Before you start the drying process, you should make sure all the pieces of your produce or meat are the same size. Evenly sliced food creates a uniform look and decreases your odds of over- or under-drying. Each piece should also be less than a quarter inch thick. One of our cooking writers, Lindsay Mattison, recommends this mandoline slicer for achieving perfectly even cuts.
The water and sugar content in fruits, vegetables, and meats all affect drying time. The general rule of thumb is that the more moisture and sugar your food contains, the more drying time it will require. For the right drying time and temperature combination, you can refer to this guide.
Because a dehydrator pulls in air from the surrounding area, you should also check with your local weather service for humidity data before you begin. The higher the humidity level, the longer your food will take to dry.
Pretreating your fruits and vegetables before you turn on the dryer is optional, but it helps to reduce fiber deterioration and the loss of nutrients that tend to occur during the drying process.
There are two main types of pretreatment, blanching and dipping. Blanching, which involves submerging the foods in boiling water or steaming them for under five minutes, is most effective on tough-skinned fruits such as grapes and cranberries. By boiling the fruit for one to two minutes, you work to break the skin and allow water to escape faster, thus reducing the drying time.
Dipping allows you to be creative and add extra flavor to your dried food, particularly fruits. You can pick from a range of dipping selections, including fruit juice and honey, to make the most uniquely seasoned treats of your own.
If you’re opting for a fruit juice dip, stir one cup of juice into one quart of lukewarm water and soak for at least 10 minutes. If you don’t want the added fruity taste, you might want to consider an ascorbic acid-citric dip as an alternative—it's simply a form of vitamin C and can be found in all fruits. Mix two tablespoon of the powder in one quart of lukewarm water to make the dip, then soak the fruits in it for two minutes.
Honey-dipped dried fruits are also popular in grocery stores, but easy enough to make with your own dehydrator. Simply mix one cup of honey into three cups of warm water and stir until the honey dissolves, then add fruits into the mix for three minutes.
Fruit leather is basically the grown up version of fruit roll-ups, but it costs less and uses less sugar. And it's totally customizable!
To create a consistent texture, you must purée the fruits before you dehydrate—our team tested and found our favorite best immersion blenders and personal blenders for different blending purposes. While you’re blending the fruits, preheat the food dehydrator to 160°F.
Line the drying tray with parchment paper or this reusable silicone sheet that fits perfectly in all Excalibur dehydrators.

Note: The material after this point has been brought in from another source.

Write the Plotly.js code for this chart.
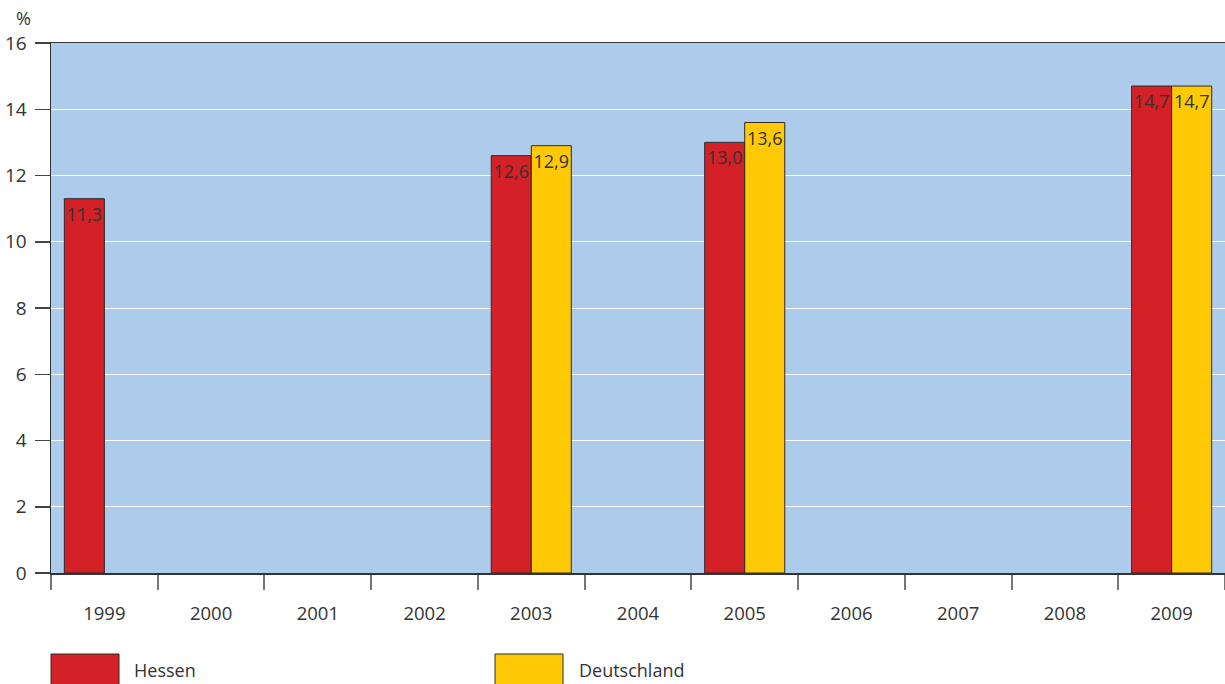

Spread the purée evenly on the drying tray and make sure the thickness doesn’t exceed one quarter-inch. Leave the machine on for four to six hours until the leather appears translucent and is easily peeled off from the tray.
Properly storing the leather can keep the dried products safe from critters and humidity (we recommend our favorite food storage containers, the Pyrex glass container set, if you're in the market). Store dried fruits, jerky, and vegetables in a cool, dark, and dry area. The ideal temperature for food storage is 50°F to 60°F to minimize spoilage and fading.
With a dry paper towel, wipe the trays thoroughly after each use—any food residue, spices, and oil may contaminate the food that you dry next time. Then, soak the trays in warm water for an hour or two. Add a few drops of white vinegar to deep clean the trays.
Take a damp paper towel and wipe the inner surface of the unit carefully to remove condensed moisture from the food. After cleaning, leave the trays and the unit in open air to dry. Drying under the sun can also minimize bacteria growth, which increases food safety.